**SUPPLIED RECORDS:**
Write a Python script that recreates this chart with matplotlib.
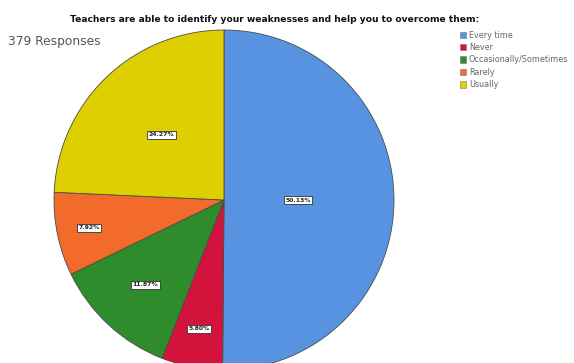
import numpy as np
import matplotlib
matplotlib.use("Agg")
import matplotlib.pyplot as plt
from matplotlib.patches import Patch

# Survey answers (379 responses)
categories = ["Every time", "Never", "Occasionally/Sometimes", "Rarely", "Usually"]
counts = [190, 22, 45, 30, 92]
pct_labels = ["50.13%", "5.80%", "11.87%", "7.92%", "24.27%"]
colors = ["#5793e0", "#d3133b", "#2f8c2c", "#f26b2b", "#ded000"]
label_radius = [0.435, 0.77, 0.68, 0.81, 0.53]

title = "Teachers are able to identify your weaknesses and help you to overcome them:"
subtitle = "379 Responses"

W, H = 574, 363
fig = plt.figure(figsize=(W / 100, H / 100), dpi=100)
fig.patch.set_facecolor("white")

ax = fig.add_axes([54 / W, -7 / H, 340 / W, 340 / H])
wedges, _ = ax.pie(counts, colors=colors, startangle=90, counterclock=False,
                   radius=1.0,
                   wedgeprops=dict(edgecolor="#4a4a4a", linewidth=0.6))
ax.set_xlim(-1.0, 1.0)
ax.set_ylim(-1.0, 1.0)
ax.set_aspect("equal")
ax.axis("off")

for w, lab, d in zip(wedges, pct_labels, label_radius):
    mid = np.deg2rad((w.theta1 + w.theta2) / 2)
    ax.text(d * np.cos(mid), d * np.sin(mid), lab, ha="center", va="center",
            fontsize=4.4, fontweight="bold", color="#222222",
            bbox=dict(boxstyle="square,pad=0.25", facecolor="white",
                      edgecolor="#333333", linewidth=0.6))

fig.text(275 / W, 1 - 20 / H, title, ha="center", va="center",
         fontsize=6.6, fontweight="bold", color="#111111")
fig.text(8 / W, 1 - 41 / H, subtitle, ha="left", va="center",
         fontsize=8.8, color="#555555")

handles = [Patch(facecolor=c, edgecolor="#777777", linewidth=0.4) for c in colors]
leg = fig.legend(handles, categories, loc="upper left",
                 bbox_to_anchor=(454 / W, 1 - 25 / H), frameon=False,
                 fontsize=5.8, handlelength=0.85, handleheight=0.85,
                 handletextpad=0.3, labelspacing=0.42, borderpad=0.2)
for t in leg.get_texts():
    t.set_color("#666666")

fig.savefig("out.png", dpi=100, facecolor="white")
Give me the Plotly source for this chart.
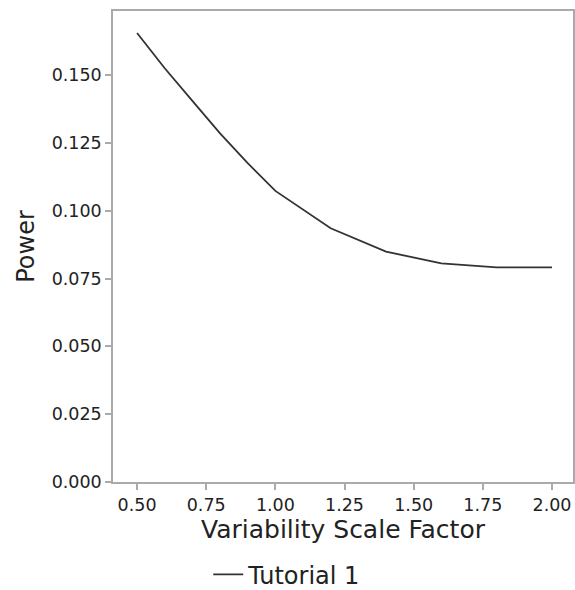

**TO BE DONE:** From the listing above, copy out each line where the word "matplotlib" appears.

**SOLUTION TO THE EXERCISE:**
Write a Python script that recreates this chart with matplotlib.
import matplotlib
matplotlib.use("Agg")
import matplotlib.pyplot as plt
from matplotlib.patches import Patch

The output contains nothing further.